Set exercise
Pull every line of the entries that has the word "document".

---------- Material to process

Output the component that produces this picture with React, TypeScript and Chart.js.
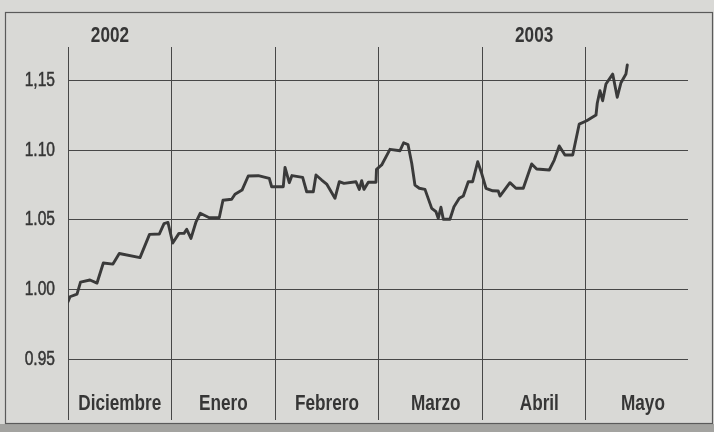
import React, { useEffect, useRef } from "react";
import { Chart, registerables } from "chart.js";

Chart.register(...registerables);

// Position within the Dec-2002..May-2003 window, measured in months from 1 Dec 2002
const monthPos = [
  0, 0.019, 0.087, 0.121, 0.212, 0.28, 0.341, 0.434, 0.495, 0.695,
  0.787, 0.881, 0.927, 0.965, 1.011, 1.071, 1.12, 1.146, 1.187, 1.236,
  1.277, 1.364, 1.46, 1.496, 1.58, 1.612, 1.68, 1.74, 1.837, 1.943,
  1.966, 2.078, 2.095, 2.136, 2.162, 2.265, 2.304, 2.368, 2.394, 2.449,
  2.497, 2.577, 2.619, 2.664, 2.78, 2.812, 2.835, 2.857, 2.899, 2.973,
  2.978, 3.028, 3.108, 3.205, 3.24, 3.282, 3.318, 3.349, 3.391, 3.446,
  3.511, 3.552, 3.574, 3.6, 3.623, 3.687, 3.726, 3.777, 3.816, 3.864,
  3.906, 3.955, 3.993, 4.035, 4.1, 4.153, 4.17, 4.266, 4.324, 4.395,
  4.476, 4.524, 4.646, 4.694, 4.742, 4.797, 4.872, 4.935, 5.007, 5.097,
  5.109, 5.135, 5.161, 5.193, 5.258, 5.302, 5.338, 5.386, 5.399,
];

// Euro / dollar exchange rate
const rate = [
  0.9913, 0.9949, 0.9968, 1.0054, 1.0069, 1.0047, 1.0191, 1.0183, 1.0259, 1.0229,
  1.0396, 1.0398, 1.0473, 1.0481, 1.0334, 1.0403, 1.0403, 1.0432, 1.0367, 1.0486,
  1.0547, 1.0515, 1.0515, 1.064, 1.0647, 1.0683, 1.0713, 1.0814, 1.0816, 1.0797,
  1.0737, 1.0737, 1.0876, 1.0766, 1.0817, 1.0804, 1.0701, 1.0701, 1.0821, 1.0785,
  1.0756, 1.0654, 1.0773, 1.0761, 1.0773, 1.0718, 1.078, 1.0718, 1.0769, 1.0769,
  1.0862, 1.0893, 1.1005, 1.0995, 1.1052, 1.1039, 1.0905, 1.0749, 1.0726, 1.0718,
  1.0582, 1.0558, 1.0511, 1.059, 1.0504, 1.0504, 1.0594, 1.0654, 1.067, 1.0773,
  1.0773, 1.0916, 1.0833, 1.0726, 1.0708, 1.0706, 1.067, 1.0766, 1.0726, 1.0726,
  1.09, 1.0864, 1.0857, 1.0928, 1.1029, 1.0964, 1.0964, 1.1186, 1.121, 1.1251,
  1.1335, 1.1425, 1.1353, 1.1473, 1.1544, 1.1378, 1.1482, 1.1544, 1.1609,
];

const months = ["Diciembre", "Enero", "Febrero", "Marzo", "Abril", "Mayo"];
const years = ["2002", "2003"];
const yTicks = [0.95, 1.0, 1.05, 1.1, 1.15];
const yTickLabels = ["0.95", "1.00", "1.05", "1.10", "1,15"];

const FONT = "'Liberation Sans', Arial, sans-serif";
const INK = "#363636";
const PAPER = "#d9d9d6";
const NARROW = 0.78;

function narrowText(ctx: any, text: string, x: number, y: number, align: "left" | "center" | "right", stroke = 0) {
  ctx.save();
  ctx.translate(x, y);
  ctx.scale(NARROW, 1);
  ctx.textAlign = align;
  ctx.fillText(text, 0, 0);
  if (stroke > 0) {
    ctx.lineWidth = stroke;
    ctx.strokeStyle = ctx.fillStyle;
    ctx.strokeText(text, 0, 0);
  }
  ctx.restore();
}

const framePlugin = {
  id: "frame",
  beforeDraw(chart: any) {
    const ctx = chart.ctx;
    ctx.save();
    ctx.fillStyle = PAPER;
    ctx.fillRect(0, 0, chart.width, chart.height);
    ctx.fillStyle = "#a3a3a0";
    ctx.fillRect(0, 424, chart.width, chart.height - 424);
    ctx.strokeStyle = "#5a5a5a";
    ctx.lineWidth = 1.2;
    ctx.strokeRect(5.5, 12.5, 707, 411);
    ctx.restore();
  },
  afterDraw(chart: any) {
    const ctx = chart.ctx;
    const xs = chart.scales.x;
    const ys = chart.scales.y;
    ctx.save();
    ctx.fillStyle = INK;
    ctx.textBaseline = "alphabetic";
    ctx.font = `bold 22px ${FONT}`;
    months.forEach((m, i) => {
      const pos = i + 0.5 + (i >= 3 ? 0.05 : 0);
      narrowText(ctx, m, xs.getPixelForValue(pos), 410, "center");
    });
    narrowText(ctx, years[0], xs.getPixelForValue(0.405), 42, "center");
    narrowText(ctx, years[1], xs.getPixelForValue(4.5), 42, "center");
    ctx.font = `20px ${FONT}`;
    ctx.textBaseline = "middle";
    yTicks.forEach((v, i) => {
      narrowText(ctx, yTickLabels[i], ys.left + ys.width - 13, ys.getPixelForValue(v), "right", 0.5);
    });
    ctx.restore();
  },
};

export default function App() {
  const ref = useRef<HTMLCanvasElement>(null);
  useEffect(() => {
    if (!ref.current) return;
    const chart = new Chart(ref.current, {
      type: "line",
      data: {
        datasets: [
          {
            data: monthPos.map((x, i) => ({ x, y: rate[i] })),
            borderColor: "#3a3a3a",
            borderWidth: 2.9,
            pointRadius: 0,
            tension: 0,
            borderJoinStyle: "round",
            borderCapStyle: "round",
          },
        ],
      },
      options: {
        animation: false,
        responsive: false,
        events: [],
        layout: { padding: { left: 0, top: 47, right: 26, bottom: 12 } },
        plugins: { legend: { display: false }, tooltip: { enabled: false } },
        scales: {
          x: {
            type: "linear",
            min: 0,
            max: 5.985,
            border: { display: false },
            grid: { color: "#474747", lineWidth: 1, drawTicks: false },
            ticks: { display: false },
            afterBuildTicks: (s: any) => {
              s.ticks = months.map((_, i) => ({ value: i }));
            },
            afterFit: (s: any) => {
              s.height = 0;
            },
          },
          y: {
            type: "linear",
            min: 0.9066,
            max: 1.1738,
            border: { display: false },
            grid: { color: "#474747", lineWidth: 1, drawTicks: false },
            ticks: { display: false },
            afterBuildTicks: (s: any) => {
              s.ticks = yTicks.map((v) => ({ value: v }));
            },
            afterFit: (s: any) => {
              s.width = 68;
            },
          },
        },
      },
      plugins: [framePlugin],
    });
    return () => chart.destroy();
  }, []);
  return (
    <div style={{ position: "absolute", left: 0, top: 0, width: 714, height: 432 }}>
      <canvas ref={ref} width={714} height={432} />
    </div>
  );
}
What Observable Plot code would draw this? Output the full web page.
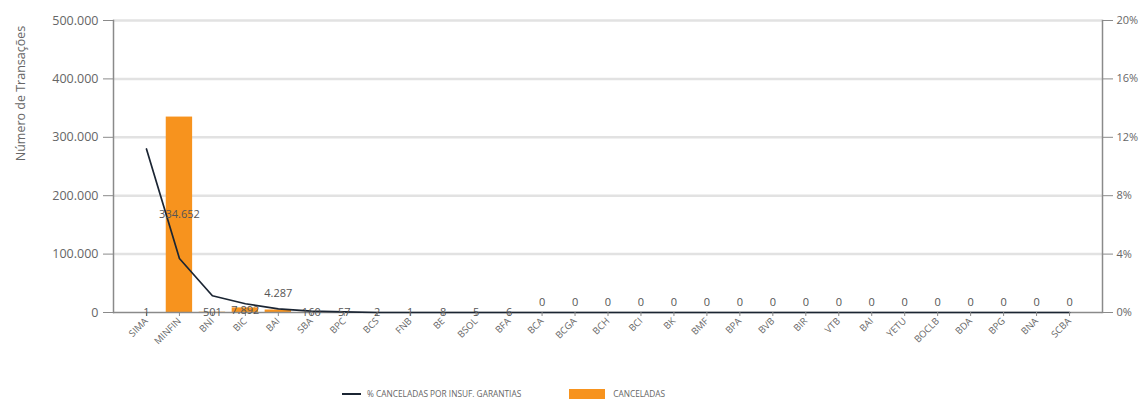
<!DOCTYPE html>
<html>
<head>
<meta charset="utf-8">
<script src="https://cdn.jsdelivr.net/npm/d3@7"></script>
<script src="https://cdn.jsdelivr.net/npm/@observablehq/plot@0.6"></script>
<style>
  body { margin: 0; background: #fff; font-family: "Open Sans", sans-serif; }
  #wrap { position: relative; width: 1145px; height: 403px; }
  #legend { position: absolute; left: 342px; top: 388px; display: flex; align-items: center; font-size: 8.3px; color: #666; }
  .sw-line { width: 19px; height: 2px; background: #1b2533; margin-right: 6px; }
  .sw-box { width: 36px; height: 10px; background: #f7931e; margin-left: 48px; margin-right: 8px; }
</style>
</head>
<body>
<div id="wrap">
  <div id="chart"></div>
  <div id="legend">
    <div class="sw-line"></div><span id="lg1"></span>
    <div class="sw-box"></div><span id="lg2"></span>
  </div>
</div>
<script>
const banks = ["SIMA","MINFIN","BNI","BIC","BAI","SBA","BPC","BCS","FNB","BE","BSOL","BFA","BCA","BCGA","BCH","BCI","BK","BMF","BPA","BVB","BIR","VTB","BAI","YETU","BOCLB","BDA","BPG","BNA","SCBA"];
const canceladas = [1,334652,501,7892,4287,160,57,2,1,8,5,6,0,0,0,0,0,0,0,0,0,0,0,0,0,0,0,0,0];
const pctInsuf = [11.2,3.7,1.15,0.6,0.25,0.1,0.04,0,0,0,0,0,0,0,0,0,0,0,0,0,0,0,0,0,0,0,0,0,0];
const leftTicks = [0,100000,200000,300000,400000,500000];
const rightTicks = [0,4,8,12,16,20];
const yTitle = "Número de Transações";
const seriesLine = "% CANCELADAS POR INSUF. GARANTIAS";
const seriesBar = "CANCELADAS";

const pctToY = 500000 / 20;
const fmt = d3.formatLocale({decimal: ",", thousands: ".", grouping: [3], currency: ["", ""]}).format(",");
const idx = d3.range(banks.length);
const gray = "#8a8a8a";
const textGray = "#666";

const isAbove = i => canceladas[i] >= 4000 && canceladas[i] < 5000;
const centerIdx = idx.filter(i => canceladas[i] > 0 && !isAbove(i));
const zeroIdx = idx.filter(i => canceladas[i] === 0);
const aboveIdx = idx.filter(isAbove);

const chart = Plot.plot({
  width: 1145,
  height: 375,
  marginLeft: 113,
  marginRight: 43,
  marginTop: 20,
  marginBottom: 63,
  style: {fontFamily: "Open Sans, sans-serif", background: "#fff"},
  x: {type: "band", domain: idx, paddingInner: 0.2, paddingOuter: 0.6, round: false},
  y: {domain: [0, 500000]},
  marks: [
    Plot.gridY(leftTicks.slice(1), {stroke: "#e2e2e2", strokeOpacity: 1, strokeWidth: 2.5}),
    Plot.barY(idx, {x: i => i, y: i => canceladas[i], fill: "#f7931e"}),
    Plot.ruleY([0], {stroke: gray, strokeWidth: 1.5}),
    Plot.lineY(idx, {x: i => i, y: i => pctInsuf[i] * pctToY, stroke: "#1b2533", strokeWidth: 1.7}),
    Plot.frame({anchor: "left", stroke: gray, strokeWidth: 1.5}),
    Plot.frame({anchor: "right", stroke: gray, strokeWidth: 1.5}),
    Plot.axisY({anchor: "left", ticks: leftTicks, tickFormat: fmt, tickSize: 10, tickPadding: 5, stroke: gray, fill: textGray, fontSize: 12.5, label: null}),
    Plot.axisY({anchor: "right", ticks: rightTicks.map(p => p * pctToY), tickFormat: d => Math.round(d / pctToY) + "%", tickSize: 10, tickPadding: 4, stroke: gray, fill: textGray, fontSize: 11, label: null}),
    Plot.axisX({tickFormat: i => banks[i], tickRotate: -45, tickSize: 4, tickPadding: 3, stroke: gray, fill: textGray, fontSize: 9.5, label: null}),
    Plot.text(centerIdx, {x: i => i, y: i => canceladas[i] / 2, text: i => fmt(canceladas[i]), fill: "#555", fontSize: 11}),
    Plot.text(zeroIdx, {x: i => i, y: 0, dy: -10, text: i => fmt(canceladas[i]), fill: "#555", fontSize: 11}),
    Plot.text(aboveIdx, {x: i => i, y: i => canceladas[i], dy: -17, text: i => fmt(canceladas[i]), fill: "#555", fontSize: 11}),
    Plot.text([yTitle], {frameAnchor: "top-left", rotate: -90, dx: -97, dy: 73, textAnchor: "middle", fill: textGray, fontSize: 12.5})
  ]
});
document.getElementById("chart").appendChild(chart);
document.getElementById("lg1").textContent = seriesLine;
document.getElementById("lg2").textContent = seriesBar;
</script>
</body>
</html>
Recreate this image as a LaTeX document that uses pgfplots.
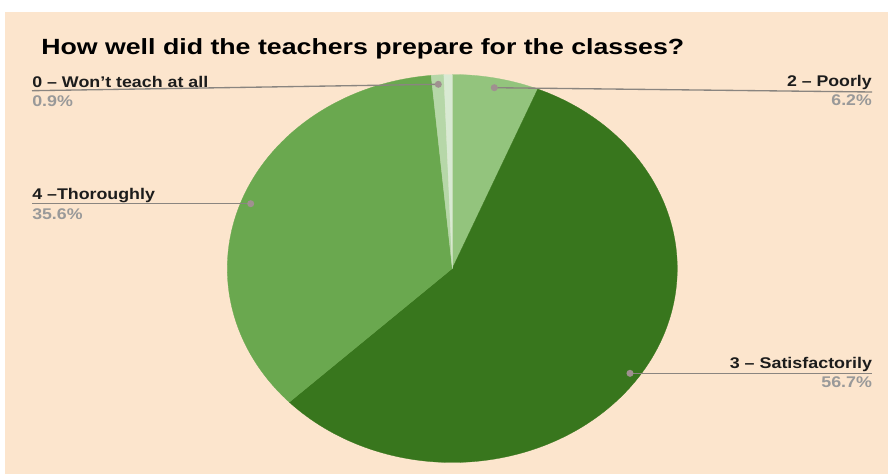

--------------------

Task output
document.getElementById("chart").appendChild(chart);
document.getElementById("lg1").textContent = seriesLine;
document.getElementById("lg2").textContent = seriesBar;
Recreate this image as a LaTeX document that uses pgfplots.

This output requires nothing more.